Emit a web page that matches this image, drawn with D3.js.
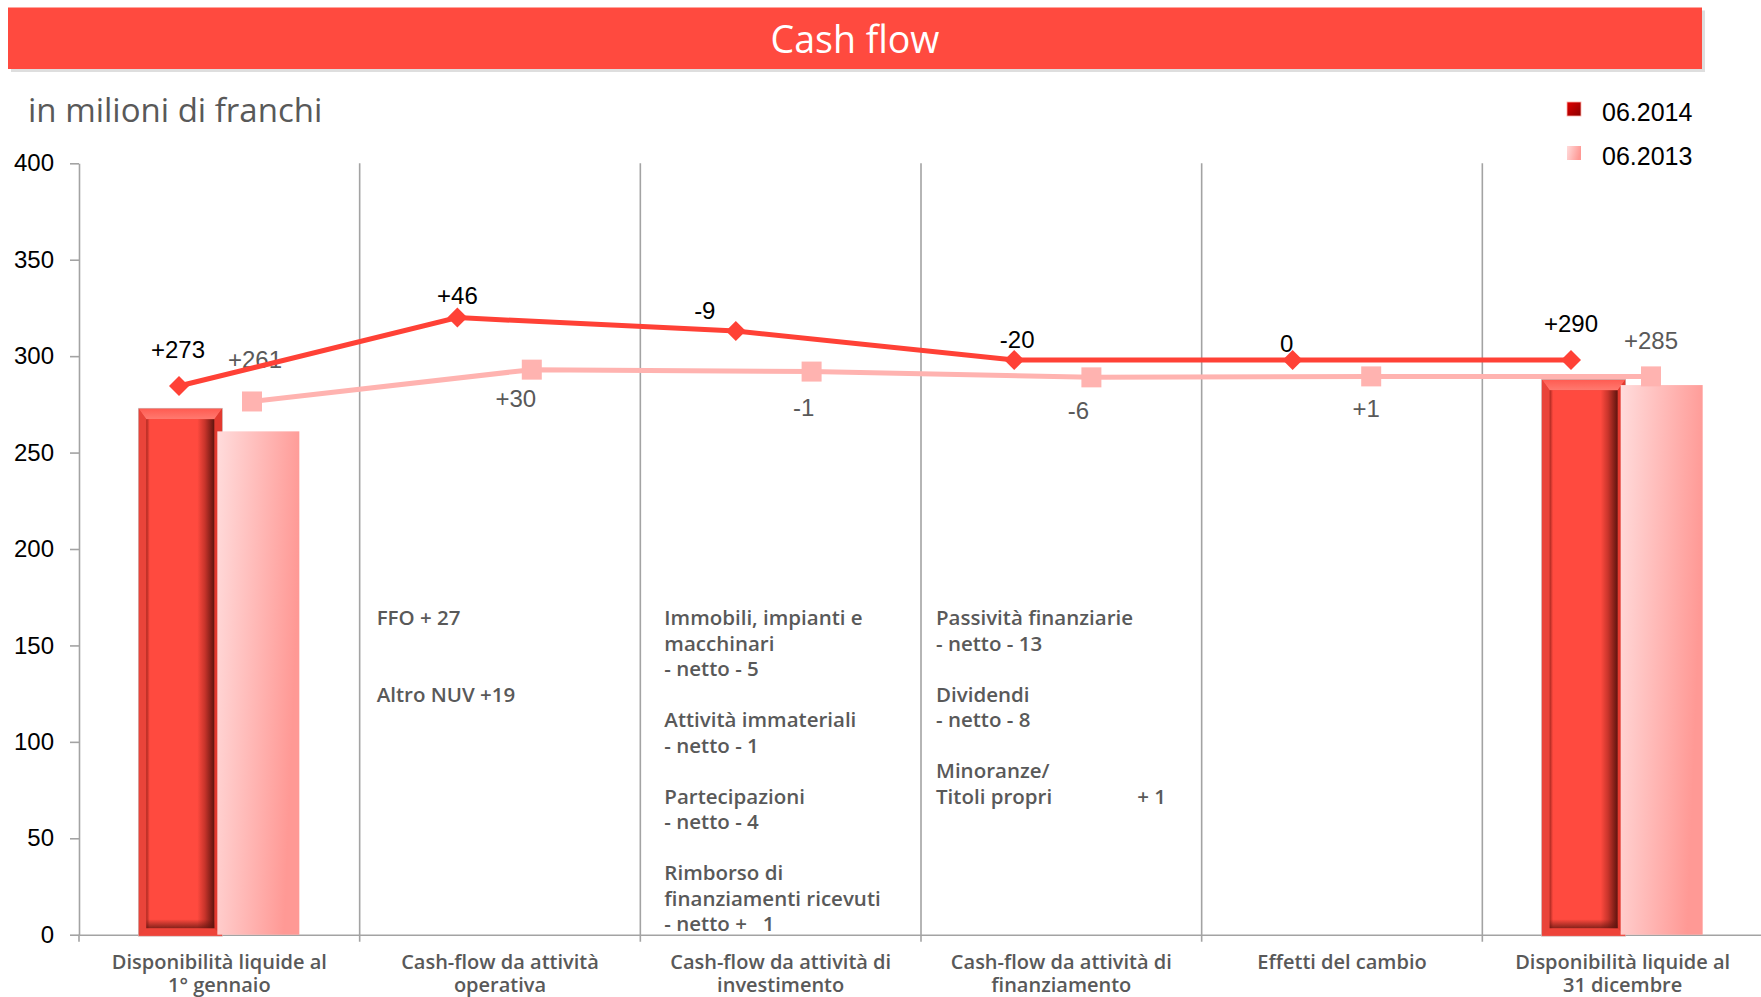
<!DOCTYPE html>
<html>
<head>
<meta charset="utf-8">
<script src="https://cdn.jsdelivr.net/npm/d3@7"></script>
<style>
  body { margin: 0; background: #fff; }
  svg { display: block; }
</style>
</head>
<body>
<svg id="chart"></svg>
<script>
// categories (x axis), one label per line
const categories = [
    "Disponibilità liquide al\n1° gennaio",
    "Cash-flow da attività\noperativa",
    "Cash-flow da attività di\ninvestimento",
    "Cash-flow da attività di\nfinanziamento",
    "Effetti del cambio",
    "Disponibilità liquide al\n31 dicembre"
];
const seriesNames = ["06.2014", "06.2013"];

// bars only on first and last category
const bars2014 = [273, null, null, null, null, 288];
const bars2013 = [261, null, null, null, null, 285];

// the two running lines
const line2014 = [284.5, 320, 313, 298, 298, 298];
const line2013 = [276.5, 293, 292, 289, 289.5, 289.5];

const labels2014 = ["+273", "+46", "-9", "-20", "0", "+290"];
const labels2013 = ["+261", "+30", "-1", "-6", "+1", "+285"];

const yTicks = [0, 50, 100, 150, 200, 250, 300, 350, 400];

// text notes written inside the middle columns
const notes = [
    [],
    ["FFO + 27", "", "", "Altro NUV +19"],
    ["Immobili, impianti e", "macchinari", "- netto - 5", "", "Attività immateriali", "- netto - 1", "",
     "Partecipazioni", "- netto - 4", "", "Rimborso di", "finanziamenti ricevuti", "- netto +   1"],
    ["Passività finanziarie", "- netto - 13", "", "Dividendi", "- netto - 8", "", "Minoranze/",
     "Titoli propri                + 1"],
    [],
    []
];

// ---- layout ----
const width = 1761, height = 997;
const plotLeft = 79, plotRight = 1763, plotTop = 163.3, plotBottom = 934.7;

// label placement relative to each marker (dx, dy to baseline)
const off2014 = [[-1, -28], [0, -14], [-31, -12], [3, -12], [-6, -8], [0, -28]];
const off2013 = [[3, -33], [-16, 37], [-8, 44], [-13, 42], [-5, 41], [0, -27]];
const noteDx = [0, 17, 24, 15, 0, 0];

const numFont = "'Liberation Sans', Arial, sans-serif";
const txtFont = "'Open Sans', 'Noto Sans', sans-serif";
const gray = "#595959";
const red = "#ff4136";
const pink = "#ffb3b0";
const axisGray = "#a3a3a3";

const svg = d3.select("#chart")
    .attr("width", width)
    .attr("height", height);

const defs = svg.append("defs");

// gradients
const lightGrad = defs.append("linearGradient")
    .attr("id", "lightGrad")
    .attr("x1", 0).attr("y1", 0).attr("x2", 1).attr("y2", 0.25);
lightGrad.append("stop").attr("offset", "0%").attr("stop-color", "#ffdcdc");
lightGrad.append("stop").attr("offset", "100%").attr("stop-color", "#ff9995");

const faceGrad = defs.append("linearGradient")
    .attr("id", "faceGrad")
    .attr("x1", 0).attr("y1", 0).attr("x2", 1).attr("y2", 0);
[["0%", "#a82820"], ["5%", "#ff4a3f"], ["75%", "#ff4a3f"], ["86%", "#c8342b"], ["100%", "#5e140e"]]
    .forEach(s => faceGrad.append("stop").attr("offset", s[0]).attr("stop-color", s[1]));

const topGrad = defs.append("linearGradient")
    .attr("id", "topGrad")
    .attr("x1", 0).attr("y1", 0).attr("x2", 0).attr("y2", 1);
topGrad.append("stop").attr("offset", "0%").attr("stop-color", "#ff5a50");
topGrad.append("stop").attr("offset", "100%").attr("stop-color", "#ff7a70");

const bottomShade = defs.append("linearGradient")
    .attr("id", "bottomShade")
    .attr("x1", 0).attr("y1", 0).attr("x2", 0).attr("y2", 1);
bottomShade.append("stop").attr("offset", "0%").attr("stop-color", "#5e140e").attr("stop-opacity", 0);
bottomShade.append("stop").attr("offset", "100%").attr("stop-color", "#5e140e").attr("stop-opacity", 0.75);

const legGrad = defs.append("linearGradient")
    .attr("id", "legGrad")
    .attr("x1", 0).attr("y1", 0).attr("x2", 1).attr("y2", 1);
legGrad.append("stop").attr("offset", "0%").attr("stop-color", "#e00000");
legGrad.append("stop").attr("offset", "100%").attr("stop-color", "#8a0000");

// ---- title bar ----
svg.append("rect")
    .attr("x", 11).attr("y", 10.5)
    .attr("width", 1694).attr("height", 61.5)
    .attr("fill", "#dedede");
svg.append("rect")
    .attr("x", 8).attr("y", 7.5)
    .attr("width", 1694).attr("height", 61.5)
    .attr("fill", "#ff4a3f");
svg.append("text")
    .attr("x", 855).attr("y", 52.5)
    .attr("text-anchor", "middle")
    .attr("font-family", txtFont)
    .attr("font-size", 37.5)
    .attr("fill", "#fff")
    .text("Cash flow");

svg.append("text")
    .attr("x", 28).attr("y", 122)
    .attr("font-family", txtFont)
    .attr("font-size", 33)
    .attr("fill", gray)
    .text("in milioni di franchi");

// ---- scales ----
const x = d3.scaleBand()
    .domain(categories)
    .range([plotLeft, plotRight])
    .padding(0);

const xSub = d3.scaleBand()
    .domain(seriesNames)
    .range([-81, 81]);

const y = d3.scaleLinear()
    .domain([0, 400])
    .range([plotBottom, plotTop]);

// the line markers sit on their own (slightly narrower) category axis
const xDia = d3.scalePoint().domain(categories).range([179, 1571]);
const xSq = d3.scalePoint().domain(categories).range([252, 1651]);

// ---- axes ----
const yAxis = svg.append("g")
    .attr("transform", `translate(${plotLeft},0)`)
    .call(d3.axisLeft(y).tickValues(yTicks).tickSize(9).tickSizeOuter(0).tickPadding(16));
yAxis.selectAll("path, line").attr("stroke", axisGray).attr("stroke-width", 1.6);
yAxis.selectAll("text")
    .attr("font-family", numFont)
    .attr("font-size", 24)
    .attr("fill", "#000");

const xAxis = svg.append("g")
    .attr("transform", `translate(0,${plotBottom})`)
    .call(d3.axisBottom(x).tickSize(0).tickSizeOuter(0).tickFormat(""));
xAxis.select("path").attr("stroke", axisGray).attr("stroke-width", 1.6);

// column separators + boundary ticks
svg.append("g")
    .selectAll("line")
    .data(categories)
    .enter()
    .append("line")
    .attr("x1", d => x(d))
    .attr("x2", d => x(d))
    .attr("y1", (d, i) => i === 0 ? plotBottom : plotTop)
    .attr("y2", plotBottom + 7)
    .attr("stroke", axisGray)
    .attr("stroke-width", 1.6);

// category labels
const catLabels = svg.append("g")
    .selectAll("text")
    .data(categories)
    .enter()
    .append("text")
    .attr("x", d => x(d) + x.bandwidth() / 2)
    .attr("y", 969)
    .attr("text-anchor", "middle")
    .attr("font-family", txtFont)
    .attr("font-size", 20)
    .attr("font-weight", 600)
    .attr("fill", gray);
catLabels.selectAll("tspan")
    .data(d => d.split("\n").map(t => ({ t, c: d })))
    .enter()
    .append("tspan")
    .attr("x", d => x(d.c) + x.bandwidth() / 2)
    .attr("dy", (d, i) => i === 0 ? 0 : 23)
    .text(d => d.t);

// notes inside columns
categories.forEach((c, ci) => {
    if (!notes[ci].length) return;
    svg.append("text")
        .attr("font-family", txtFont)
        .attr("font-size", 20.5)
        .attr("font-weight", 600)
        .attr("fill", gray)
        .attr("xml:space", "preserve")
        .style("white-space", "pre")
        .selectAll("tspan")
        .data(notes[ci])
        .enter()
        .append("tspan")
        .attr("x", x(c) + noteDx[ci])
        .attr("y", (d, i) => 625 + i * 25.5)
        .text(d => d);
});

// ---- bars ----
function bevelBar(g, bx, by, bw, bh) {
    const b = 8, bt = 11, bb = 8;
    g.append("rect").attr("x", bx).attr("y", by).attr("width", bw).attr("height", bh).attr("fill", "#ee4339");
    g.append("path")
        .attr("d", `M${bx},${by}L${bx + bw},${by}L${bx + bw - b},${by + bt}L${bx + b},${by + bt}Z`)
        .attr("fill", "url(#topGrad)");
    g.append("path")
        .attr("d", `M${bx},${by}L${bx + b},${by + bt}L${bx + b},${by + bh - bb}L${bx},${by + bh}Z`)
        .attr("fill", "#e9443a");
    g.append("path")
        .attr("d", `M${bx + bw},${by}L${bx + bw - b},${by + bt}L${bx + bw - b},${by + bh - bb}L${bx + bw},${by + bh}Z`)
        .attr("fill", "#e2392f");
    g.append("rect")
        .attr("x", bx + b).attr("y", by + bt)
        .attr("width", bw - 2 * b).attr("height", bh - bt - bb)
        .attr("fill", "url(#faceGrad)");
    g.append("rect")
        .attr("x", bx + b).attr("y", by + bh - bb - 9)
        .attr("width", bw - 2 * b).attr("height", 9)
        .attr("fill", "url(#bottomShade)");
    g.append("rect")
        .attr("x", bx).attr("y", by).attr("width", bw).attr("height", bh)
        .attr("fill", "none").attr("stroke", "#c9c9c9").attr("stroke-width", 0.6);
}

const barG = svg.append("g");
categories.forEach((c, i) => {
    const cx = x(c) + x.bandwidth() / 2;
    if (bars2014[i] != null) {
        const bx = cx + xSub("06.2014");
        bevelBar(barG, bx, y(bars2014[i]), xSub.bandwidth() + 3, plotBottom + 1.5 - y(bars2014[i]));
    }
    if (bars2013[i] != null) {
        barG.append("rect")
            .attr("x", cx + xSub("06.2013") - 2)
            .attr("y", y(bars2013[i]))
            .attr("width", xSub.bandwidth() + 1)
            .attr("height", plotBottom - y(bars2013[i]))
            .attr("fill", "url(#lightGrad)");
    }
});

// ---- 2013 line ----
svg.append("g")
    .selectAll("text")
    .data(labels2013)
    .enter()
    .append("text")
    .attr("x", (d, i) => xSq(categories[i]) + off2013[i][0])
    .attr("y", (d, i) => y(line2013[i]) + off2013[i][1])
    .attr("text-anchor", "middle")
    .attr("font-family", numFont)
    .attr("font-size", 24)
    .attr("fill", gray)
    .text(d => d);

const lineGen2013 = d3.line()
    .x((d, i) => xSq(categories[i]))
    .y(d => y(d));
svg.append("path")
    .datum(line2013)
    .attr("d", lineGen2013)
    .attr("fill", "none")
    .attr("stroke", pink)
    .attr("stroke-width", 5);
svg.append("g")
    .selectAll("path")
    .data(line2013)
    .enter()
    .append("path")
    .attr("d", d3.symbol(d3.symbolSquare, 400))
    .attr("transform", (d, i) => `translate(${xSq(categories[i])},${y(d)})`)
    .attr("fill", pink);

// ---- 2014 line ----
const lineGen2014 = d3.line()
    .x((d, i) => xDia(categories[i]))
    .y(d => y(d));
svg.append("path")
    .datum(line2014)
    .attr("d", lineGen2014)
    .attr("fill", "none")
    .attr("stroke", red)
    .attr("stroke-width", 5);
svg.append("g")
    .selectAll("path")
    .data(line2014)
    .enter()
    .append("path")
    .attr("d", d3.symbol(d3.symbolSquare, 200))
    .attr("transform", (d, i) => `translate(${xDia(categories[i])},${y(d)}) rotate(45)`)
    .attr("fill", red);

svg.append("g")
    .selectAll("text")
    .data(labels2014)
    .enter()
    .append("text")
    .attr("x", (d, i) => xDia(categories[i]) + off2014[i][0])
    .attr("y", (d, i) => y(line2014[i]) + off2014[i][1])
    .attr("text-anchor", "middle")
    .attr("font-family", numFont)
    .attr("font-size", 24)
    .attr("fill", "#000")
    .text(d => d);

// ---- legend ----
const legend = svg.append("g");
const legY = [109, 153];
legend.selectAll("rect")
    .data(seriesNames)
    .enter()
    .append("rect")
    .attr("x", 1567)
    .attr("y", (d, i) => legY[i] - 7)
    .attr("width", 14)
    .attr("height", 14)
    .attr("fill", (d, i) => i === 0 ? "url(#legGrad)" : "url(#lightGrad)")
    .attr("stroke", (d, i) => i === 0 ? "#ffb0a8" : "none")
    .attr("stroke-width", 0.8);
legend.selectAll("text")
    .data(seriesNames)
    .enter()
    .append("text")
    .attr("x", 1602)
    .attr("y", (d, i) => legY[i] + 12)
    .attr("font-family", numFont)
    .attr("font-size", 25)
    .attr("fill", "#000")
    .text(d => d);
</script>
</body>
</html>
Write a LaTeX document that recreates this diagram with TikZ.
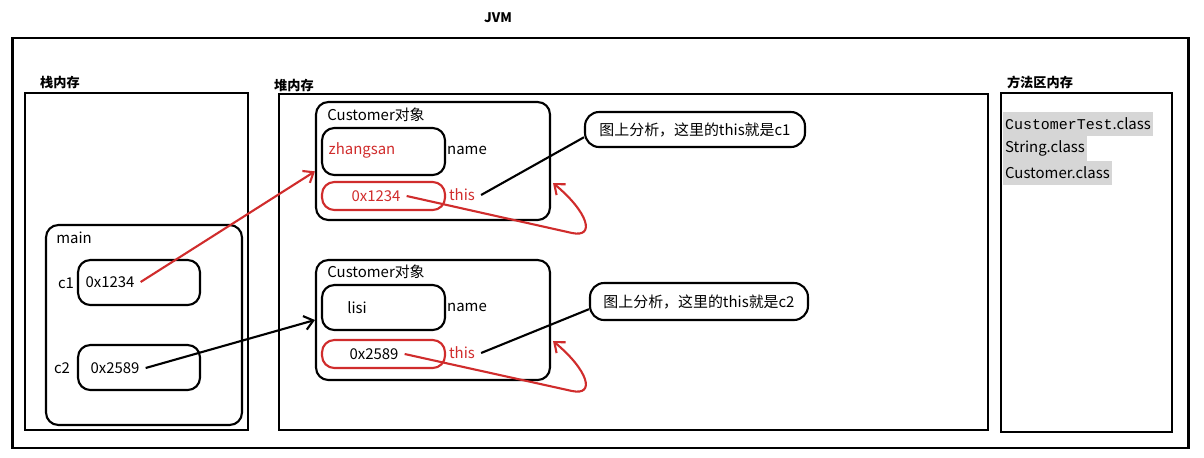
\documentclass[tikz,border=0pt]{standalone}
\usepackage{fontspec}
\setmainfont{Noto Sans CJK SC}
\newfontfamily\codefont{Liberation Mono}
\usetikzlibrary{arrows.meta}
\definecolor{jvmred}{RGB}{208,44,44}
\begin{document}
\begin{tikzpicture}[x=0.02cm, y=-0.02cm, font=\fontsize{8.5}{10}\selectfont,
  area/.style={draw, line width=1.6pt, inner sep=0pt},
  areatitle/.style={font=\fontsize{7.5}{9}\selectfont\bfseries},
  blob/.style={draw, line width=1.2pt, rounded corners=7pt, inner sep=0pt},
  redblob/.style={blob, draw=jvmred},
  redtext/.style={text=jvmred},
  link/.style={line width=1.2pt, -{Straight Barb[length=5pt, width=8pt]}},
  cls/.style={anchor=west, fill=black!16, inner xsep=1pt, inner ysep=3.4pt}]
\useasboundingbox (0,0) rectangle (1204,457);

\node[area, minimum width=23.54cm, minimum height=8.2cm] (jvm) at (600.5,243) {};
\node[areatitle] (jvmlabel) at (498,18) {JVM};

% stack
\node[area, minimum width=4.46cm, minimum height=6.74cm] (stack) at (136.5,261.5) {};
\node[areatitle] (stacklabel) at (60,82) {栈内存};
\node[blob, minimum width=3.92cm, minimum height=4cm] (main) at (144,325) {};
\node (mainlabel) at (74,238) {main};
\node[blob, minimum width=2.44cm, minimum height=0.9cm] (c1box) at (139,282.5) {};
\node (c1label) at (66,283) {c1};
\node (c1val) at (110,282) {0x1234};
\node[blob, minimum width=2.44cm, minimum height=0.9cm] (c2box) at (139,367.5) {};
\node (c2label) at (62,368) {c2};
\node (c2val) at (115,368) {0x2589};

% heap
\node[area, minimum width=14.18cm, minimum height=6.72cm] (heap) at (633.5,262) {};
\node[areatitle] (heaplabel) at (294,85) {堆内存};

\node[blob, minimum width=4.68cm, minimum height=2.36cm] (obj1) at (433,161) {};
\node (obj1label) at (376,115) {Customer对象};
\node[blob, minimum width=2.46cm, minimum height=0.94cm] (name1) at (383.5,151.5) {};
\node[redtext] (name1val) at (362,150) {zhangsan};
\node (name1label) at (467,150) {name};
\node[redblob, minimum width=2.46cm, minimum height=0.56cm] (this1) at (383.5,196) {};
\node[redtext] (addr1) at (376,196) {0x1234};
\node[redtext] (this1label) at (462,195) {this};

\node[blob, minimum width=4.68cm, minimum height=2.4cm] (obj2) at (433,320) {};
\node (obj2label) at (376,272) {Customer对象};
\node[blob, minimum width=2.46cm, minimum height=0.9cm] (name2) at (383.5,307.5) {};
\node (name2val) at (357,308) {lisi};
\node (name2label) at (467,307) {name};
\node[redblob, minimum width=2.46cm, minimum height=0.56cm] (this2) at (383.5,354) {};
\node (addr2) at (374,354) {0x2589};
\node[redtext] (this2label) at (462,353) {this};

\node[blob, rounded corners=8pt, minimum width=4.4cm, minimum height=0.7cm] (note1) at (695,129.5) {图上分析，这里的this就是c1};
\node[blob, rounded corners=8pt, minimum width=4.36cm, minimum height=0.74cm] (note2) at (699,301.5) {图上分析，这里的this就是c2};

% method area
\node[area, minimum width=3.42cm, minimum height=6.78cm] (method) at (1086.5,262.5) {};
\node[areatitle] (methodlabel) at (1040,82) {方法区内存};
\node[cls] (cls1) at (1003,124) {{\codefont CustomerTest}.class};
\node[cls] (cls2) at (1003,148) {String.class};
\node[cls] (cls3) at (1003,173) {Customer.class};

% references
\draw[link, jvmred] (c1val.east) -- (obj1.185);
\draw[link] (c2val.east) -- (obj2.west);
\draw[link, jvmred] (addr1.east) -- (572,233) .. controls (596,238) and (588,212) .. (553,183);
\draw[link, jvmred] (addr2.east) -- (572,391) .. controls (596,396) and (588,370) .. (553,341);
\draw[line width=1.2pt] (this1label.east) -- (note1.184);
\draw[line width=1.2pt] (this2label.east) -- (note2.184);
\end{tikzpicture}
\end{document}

# # # #

PROBLEM DETAILS: Skip the pictures. Restate exactly the lines from the start of the entries through the line containing "const bars2013 = [261, null, null, null, null, 285];", both ends included.

SOLUTION TO THE PROBLEM:
Emit a web page that matches this image, drawn with D3.js.
<!DOCTYPE html>
<html>
<head>
<meta charset="utf-8">
<script src="https://cdn.jsdelivr.net/npm/d3@7"></script>
<style>
  body { margin: 0; background: #fff; }
  svg { display: block; }
</style>
</head>
<body>
<svg id="chart"></svg>
<script>
// categories (x axis), one label per line
const categories = [
    "Disponibilità liquide al\n1° gennaio",
    "Cash-flow da attività\noperativa",
    "Cash-flow da attività di\ninvestimento",
    "Cash-flow da attività di\nfinanziamento",
    "Effetti del cambio",
    "Disponibilità liquide al\n31 dicembre"
];
const seriesNames = ["06.2014", "06.2013"];

// bars only on first and last category
const bars2014 = [273, null, null, null, null, 288];
const bars2013 = [261, null, null, null, null, 285];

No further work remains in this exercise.